Der Ausflug in Aroqs Jugend zu seinem besten Freund, der beweist das absolut nichts auf der Welt echte Männer voneinander trennen kann, hat mich sehr erfreut und ich hätte mir selbige Hintergründe für Mogall gewünscht um mehr über seine Absichten zu erfahren. Der Vorspann ließ mich das Schlimmste befürchten und streckenweise war ich der gestelzten Wortwahl der in diesem Roman lebenden Menschen arg überdrüssig. „So lasset uns…“ oder: „Erhaben wartete Valkenhorst auf die Wende. Die östliche Krisis wusste, ihre Chance würde kommen.“(Prolog) Und man merkt wie in jedem erotischen Geschichtlein, das einem als Autor leider nur zu schnell gute Worte für bezeichnende Körperregionen ausgehen sofern man nicht vulgär erscheinen möchte. Aber an sich haben die sexuellen Begegnungen alle ihren Reiz und keine ist wie die andere, was in der Kürze wirklich geballt erscheint. Für die kleinen Hinwendungen zu den literarischen Details wie: ‚der Nachtfalter auf purpurnem Untergrund‘ sowie ‚den Regentropfen die wie Silberperlen im Spinnenetz glänzten‘ stimmen mich zufrieden, da ich eine Freundin solcher Aufmerksamkeiten bin.

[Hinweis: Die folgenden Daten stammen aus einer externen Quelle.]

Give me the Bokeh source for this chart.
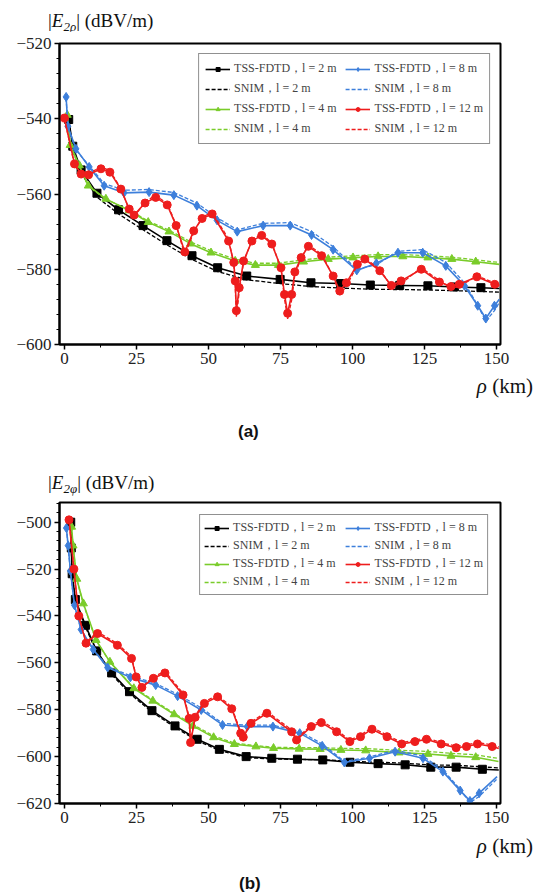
from bokeh.plotting import figure
from bokeh.models import Range1d, FixedTicker, Legend, LegendItem, Div
from bokeh.layouts import column
from bokeh.embed import file_html
from bokeh.resources import INLINE

# ---------------- data: panel (a) |E2rho| ----------------
a_tss2_x = [1.5, 2.9, 5.8, 11.3, 18.8, 27.3, 35.6, 44.3, 53.2, 63.3, 74.9, 85.6, 95.9, 106.2, 116.4, 126.2, 135.4, 144.6, 151]
a_tss2_y = [-540.2, -547.3, -553.6, -559.8, -564.2, -568.4, -572.4, -576.4, -579.6, -581.8, -582.7, -583.6, -583.8, -584.2, -584.3, -584.4, -584.7, -584.9, -585.1]
a_snim2_y = [-540.5, -548.0, -554.5, -560.8, -565.3, -569.5, -573.5, -577.4, -580.6, -582.8, -583.8, -584.6, -585.0, -585.3, -585.4, -585.5, -585.7, -585.9, -586.1]

a_tss4_x = [1.0, 2.0, 5.2, 8.3, 14.4, 22.5, 29.1, 36.3, 43.8, 50.9, 59.3, 66.3, 74.3, 83.0, 91.6, 100.2, 108.9, 117.5, 126.2, 134.5, 142.8, 151]
a_tss4_y = [-539.0, -547.0, -552.4, -557.8, -561.3, -564.4, -567.5, -570.0, -573.2, -575.6, -577.8, -578.9, -578.9, -578.0, -577.3, -576.9, -576.6, -576.6, -576.9, -577.3, -578.0, -578.7]
a_snim4_y = [-539.3, -547.5, -552.8, -558.0, -561.4, -564.3, -567.2, -569.6, -572.7, -575.1, -577.3, -578.4, -578.4, -577.5, -576.8, -576.4, -576.1, -576.1, -576.4, -576.8, -577.5, -578.2]

a_tss8_x = [0.6, 1.2, 4.0, 8.6, 13.8, 20.7, 29.4, 38.0, 46.0, 53.0, 60.0, 69.0, 78.4, 85.8, 93.3, 101.5, 108.3, 115.8, 124.4, 132.4, 138.9, 143.5, 146.3, 149.3, 151]
a_tss8_y = [-534.2, -542.0, -548.0, -552.8, -557.8, -559.7, -559.5, -560.3, -563.1, -567.0, -570.0, -568.4, -568.4, -570.9, -574.8, -580.3, -578.4, -575.6, -575.6, -579.1, -584.4, -589.7, -593.1, -589.7, -588.0]
a_snim8_y = [-534.5, -542.3, -548.3, -552.5, -557.2, -559.0, -558.8, -559.6, -562.4, -566.3, -569.5, -567.8, -567.6, -570.0, -574.0, -580.0, -578.8, -575.2, -574.8, -578.2, -583.6, -589.6, -593.8, -591.0, -588.8]

a_tss12_x = [0.0, 3.5, 5.8, 8.4, 12.7, 15.8, 19.6, 22.5, 24.2, 28.0, 31.7, 35.7, 38.8, 41.8, 44.9, 47.8, 51.3, 57.0, 58.8, 59.3,
             59.7, 60.7, 62.2, 65.1, 68.5, 72.0, 75.2, 76.4, 77.5, 78.9, 80.0, 82.2, 84.7, 89.3, 93.3, 95.6, 97.9, 101.7, 104.3, 109.5,
             113.5, 116.9, 123.9, 130.2, 134.2, 137.1, 143.2, 149.4, 151]
a_tss12_y = [-539.8, -552.0, -554.7, -554.9, -553.3, -554.2, -558.7, -564.0, -565.6, -562.4, -560.9, -562.9, -568.4, -575.4, -569.8, -566.5, -565.3, -572.5, -578.2, -583.1,
             -591.0, -584.9, -577.8, -572.5, -571.0, -573.3, -579.6, -586.7, -591.7, -586.7, -580.7, -576.9, -573.9, -576.4, -581.8, -585.8, -583.6, -578.7, -577.3, -580.4,
             -584.3, -583.1, -580.0, -583.4, -584.6, -584.0, -582.0, -584.0, -584.5]
a_snim12_y = [-540.0, -552.3, -554.9, -554.6, -552.8, -553.8, -558.5, -564.2, -566.2, -562.0, -560.4, -562.5, -568.2, -576.2, -570.2, -566.2, -564.8, -572.0, -578.5, -584.5,
              -592.8, -586.0, -578.2, -572.2, -570.6, -573.0, -579.8, -587.8, -593.2, -588.2, -581.5, -577.0, -573.5, -576.0, -581.8, -586.8, -584.5, -579.0, -577.0, -580.0,
              -584.6, -583.8, -579.6, -583.0, -585.0, -584.6, -581.8, -583.6, -584.2]

# ---------------- data: panel (b) |E2phi| ----------------
b_tss2_x = [2.2, 2.4, 2.7, 3.8, 7.3, 11.2, 16.4, 22.6, 30.4, 38.4, 46.1, 53.8, 63.1, 72.0, 80.9, 89.7, 99.1, 108.9, 118.3, 127.2, 136.0, 145.1, 150.8]
b_tss2_y = [-500.0, -511.0, -522.0, -533.0, -544.0, -554.9, -564.3, -572.3, -580.4, -586.9, -592.6, -596.9, -600.0, -600.7, -601.1, -601.4, -602.4, -603.0, -603.5, -604.5, -604.5, -605.4, -605.7]
b_snim2_y = [-500.0, -511.6, -522.4, -533.5, -544.6, -555.6, -565.0, -573.0, -581.0, -587.5, -593.2, -597.4, -600.4, -601.0, -601.2, -601.3, -602.0, -602.4, -602.8, -603.6, -603.7, -604.4, -604.8]

b_tss4_x = [2.5, 3.0, 4.3, 6.6, 11.0, 15.8, 24.1, 30.7, 38.1, 44.6, 51.8, 59.0, 66.5, 72.6, 81.5, 88.8, 96.0, 104.6, 116.2, 126.2, 134.2, 142.8, 150.7]
b_tss4_y = [-502.0, -510.0, -524.2, -534.7, -550.3, -559.6, -570.9, -576.2, -582.0, -586.9, -591.8, -594.7, -595.7, -596.4, -596.7, -596.8, -597.2, -597.4, -598.3, -598.9, -599.7, -600.3, -602.1]
b_snim4_y = [-502.0, -510.2, -524.5, -535.0, -550.5, -559.6, -570.6, -575.8, -581.5, -586.3, -591.2, -594.2, -595.3, -596.0, -596.2, -596.2, -596.5, -596.6, -597.3, -597.8, -598.6, -599.2, -600.8]

b_tss8_x = [0.7, 1.3, 2.1, 3.5, 5.8, 10.0, 15.0, 22.9, 31.7, 39.3, 47.5, 54.9, 63.5, 72.4, 81.7, 89.5, 97.2, 105.9, 114.8, 124.5, 131.4, 137.4, 140.8, 144.0, 150.2]
b_tss8_y = [-502.5, -510.0, -520.8, -535.4, -545.8, -554.3, -562.0, -566.2, -569.5, -574.2, -580.1, -586.5, -587.2, -587.2, -590.0, -595.4, -602.5, -600.7, -597.9, -600.7, -606.4, -614.5, -618.9, -615.6, -608.5]
b_snim8_y = [-502.5, -510.3, -521.2, -535.8, -546.0, -554.2, -561.5, -565.5, -568.8, -573.4, -579.2, -585.8, -586.6, -586.6, -589.2, -594.6, -602.0, -600.2, -597.2, -599.8, -605.6, -614.0, -619.6, -617.0, -609.5]

b_tss12_x = [1.6, 3.3, 5.0, 7.5, 11.5, 18.4, 23.3, 24.9, 26.9, 30.9, 34.9, 41.2, 43.3, 43.8, 45.4, 48.6, 53.2, 58.1, 61.2, 62.1,
             64.8, 70.3, 78.9, 80.6, 85.7, 89.2, 94.5, 99.1, 102.8, 106.8, 112.0, 117.1, 121.7, 125.7, 130.8, 136.0, 139.6, 143.4, 148.5, 150.8]
b_tss12_y = [-499.0, -520.0, -540.0, -551.6, -547.5, -552.5, -558.1, -566.0, -570.5, -566.6, -564.3, -573.7, -583.7, -594.0, -583.2, -577.3, -574.5, -579.6, -590.0, -591.7,
             -585.8, -581.5, -589.4, -592.9, -587.2, -585.5, -589.4, -593.6, -591.5, -588.3, -591.5, -594.6, -593.6, -592.6, -594.6, -596.2, -595.7, -594.6, -595.7, -596.5]
b_snim12_y = [-499.0, -520.2, -540.3, -551.2, -546.8, -551.8, -557.4, -565.5, -570.2, -566.0, -563.6, -573.0, -583.0, -593.5, -582.6, -576.6, -573.8, -578.9, -589.6, -591.4,
              -585.2, -580.8, -588.6, -592.4, -586.5, -584.8, -588.6, -593.0, -590.8, -587.6, -590.8, -594.0, -593.0, -592.0, -594.0, -595.6, -595.0, -594.0, -595.0, -595.8]

x_ticks = [0, 25, 50, 75, 100, 125, 150]
x_minor = [12.5, 37.5, 62.5, 87.5, 112.5, 137.5]
a_yticks = [-600, -580, -560, -540, -520]
b_yticks = [-620, -600, -580, -560, -540, -520, -500]

lengths = ["2", "4", "8", "12"]
colors = {"2": "#000000", "4": "#7acc2a", "8": "#3d7fdb", "12": "#ee1d1d"}
markers = {"2": "square", "4": "triangle", "8": "diamond", "12": "circle"}
msize = {"2": 8, "4": 8, "8": 9, "12": 8}

SERIF = "Liberation Serif"
W = 536


def panel(series, y_lo, y_hi, yticks, yminor, height, borders, row_gap, col_pad, leg_margin, leg_pad):
    left, right, top, bottom = borders
    p = figure(width=W, height=height, output_backend="svg", toolbar_location=None,
               x_range=Range1d(-1.7, 151.4), y_range=Range1d(y_lo, y_hi),
               min_border_left=left, min_border_right=right,
               min_border_top=top, min_border_bottom=bottom)
    p.grid.visible = False
    p.outline_line_color = "black"
    p.outline_line_width = 2
    p.background_fill_color = "white"
    p.border_fill_color = "white"

    p.xaxis.ticker = FixedTicker(ticks=x_ticks, minor_ticks=x_minor)
    p.yaxis.ticker = FixedTicker(ticks=yticks, minor_ticks=yminor)
    p.yaxis.major_label_overrides = {t: "\u2212" + str(abs(t)) for t in yticks}
    for ax in (p.xaxis, p.yaxis):
        ax.axis_line_width = 2
        ax.axis_line_color = "black"
        ax.major_tick_line_color = "black"
        ax.minor_tick_line_color = "black"
        ax.major_tick_line_width = 1.5
        ax.major_tick_in = 0
        ax.major_tick_out = 5
        ax.minor_tick_in = 0
        ax.minor_tick_out = 3
        ax.major_label_text_font = SERIF
        ax.major_label_text_font_size = "17px"
        ax.major_label_text_color = "#222222"
    p.yaxis.major_label_standoff = 3
    p.xaxis.major_label_standoff = 3

    items_tss = {}
    items_snim = {}
    for L in lengths:
        xs, ty, sy = series[L]
        c = colors[L]
        rs = p.line(xs, sy, line_color=c, line_width=1.3, line_dash="4 2")
        rl = p.line(xs, ty, line_color=c, line_width=1.6)
        rm = p.scatter(xs[:-1], ty[:-1], marker=markers[L], size=msize[L],
                       fill_color=c, line_color=c)
        tail = col_pad if L in ("2", "4") else ""
        items_tss[L] = LegendItem(label=f"TSS-FDTD\uff0cl = {L} m" + tail, renderers=[rl, rm])
        items_snim[L] = LegendItem(label=f"SNIM\uff0cl = {L} m" + tail, renderers=[rs])
    order = [items_tss["2"], items_snim["2"], items_tss["4"], items_snim["4"],
             items_tss["8"], items_snim["8"], items_tss["12"], items_snim["12"]]
    leg = Legend(items=order, nrows=4, location="top_right", margin=leg_margin,
                 label_text_font=SERIF, label_text_font_size="12px",
                 glyph_width=25, glyph_height=10, label_height=10,
                 label_standoff=4, spacing=row_gap, padding=leg_pad,
                 border_line_color="#222222", border_line_width=1.5,
                 background_fill_alpha=1.0)
    p.add_layout(leg)
    return p


def span(html, top, size, lh, left=None, right=None, family=SERIF, weight="normal"):
    pos = f"left:{left}px;" if left is not None else f"right:{right}px;"
    return (f'<span style="position:absolute;{pos}top:{top}px;font-family:\'{family}\';'
            f'font-size:{size}px;line-height:{lh}px;white-space:nowrap;font-weight:{weight};color:#111">{html}</span>')


def box(h, parts):
    inner = "".join(parts)
    return Div(text=f'<div style="position:relative;width:{W}px;height:{h}px;margin:0;padding:0;overflow:visible">{inner}</div>',
               width=W, height=h, styles={"margin": "0", "padding": "0"})


def ytitle(sub):
    return f'|<i>E</i><sub style="font-size:13px;vertical-align:-4px"><i>2{sub}</i></sub>| (dBV/m)'


RHO = '<i>\u03c1</i> (km)'

d_top = box(31, [span(ytitle("\u03c1"), top=10, size=19, lh=22, left=48)])

pa = panel({"2": (a_tss2_x, a_tss2_y, a_snim2_y), "4": (a_tss4_x, a_tss4_y, a_snim4_y),
            "8": (a_tss8_x, a_tss8_y, a_snim8_y), "12": (a_tss12_x, a_tss12_y, a_snim12_y)},
           -600, -520, a_yticks, list(range(-600, -519, 4)), 341, (59, 33, 12, 28),
           3, "\u00a0\u00a0", 10, 6)

d_mid = box(123, [span(RHO, top=2, size=21, lh=24, right=3),
                  span("(a)", top=50, size=17, lh=20, left=238, family="Liberation Sans", weight="bold"),
                  span(ytitle("\u03c6"), top=100, size=19, lh=22, left=48)])

pb = panel({"2": (b_tss2_x, b_tss2_y, b_snim2_y), "4": (b_tss4_x, b_tss4_y, b_snim4_y),
            "8": (b_tss8_x, b_tss8_y, b_snim8_y), "12": (b_tss12_x, b_tss12_y, b_snim12_y)},
           -620, -491.6, b_yticks, list(range(-620, -491, 4)), 335, (52, 36, 7, 27),
           1, "\u00a0\u00a0\u00a0", 12, 4)

d_bot = box(63, [span(RHO, top=4, size=21, lh=24, right=3),
                 span("(b)", top=45, size=17, lh=18, left=239, family="Liberation Sans", weight="bold")])

layout = column(d_top, pa, d_mid, pb, d_bot, spacing=0)
open("out.html", "w").write(file_html(layout, INLINE))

"trinkt begierig dein Herzensblut,
auf dass deine Seele nimmer ruht."
 

Fazit:

Insgesamt leidet alles aber an der Kürze und den damit verbundenen Abstrichen in punkto Hintergründe, Beweggründe und Aufklärung. Der Ansatz zu Ränkespielen ist vorhanden, Vermutungen, Geheimbünde, Nebencharaktere die Potential aufweisen- aber nichts wird davon wirklich genutzt. Auch das Finale- obwohl durchaus spannend und zum ungläubigen Starren verleitend- wobei ich kurz hoffte, das ich gleich in das Plastikgehäuse beißen muss vor Aufregung- wirkt trotz viel widernatürlichem Blut sehr farblos. Und fad- denn diese Geschichte rankt sich um Loreena und ihr hin- und abwenden zu Begierde und Lust, weniger um das Märchenland in dem es spielt, obwohl sie wirklich alles in ihrer Macht stehende versucht ihrem Reich eine zukünftige großartige Monarchin zu sein- nur hat ihre Macht eben sehr enge Grenzen, die schamlos ausgenutzt werden. Und doch bin ich weit davon entfernt zu behaupten sie sei hier das schwache Geschlecht. Denn wie Loreena es treffend formulierte: ’Sie kniete zwar vor ihm, aber er war in ihrer Hand!’ Da fragt sich doch wer über wen dominant ist.

Und sie lebten glücklich…

Ich hoffe das Urteil beschwört nicht Rappaschumahs Zorn: Knackig wie ein Apfel und ebenso sündig für den kleinen Hunger zwischendurch.